As AI is being used across the health sector to speed the search for new treatments, how do we keep it from being used to make bioweapons—viruses, toxins, bacteria, and the like?
That’s the focus of a paper recently published in Science, lead-authored byFordham Law professor Doni Bloomfield. It offers a blueprint for regulating new biological data that could be used for such nefarious ends, borrowing a page from current policies that protect the privacy of people whose genetic data are used in research.
“We need to be taking the biosecurity risk posed by AI seriously,” said Bloomfield, an expert in biosecurity and health law, noting that “we have our first examples of AI-designed viruses—though fortunately, these viruses don’t infect people or animals; rather, they infect bacteria that can make people sick.”
His co-authors include colleagues at Johns Hopkins University’s Center for Health Security and other universities. They propose the creation of a government panel to regulate a narrow slice of biological data generated in the future that could be used for making bioweapons. The idea, Bloomfield said, is to closely guard data that could create deadly tools while also permitting research that advances human health and scientific understanding. Fordham Now sat down with Bloomfield to learn more.
What are bioweapons?
The term refers to viruses, toxins, bacteria, or fungi used as weapons. The U.S. dismantled its biological weapons program in the late 1960s and led the effort to get other nations to sign on to the Biological Weapons Convention after deciding that biological weapons are indiscriminate, cannot be well targeted, and should never be used.
What are the biosecurity concerns around AI?
Making biological weapons is a difficult process, fortunately. Some states, and several well-funded terrorist groups, have failed to do it. The main worry is that AI could make it easier, enabling bad actors to design and deploy biological agents more dangerous than those found in nature. Without adequate safeguards, common tools like ChatGPT and Claude may eventually be able to help non-experts create infectious agents in a lab. And specialized AI models could take a more direct role in designing viruses and other threats, making connections that humans can’t, so that work that might have taken months or years can be done in days or weeks. Our proposed regulations would focus on these specialized models, making it harder for them to be used for concerning tasks like designing viruses that are more infectious.
Last year, researchers at Stanford used a biological AI model to design modified viruses that were more effective than those found in nature at killing E. coli.
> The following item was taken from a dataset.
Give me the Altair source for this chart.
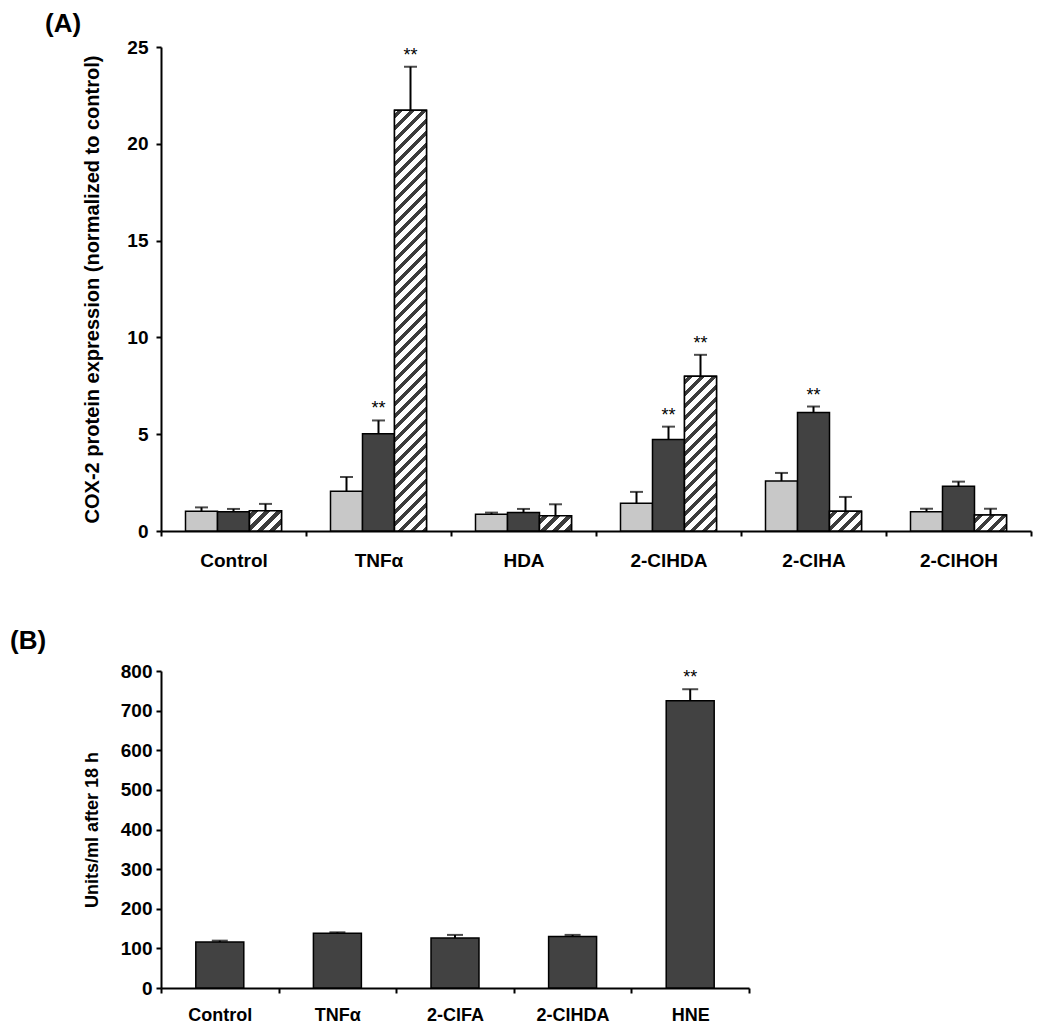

That capability could be used for good—for instance, to target antibiotic-resistant bacteria. But what if people try to optimize human-infecting viruses, like HIV or a coronavirus, to make them more durable and transmissible?
So how can regulation make a difference here?
Regulating biological AI models themselves would be difficult. The ability to create these is becoming relatively cheap and diffuse. But if we can regulate a slice of the specialized data that the models depend on, we can make it harder to train models that could be misused without affecting the vast majority of beneficial work.
Freely available biological data are great, and were essential to fighting COVID-19. But some data will be liable to being misused. We see an opportunity for well-targeted regulation, focusing on a small subset of data that doesn’t yet exist—data that would make for especially dangerous AI models—and ensuring that these data are only available to responsible scientists.
How would that work?
We can take a model from privacy law. Some people’s genetic data are held securely in trusted research environments, or TREs, where scientists can query them—on genetic propensities toward heart disease or obesity, say—without downloading the data directly. We can have a similar approach for securely housing biological data that could help create models with threatening capabilities.
We propose a five-tiered framework: the vast majority of data would be on the unregulated bottom tier, followed by light restrictions on data in the next two tiers, with restrictions tightest for top-tier data. An expert panel created by the government would regulate how certain data are deposited in the TREs, and the panel would work with scientists to design the tiers of data. The data could be hosted by government or by vetted private institutions.
These TREs could also be repositories in which scientists deposit biological data for AI training more generally. That way, the repositories could not only improve security but also accelerate the use of AI for good—for example, by helping design vaccines to guard against pandemics and other ills.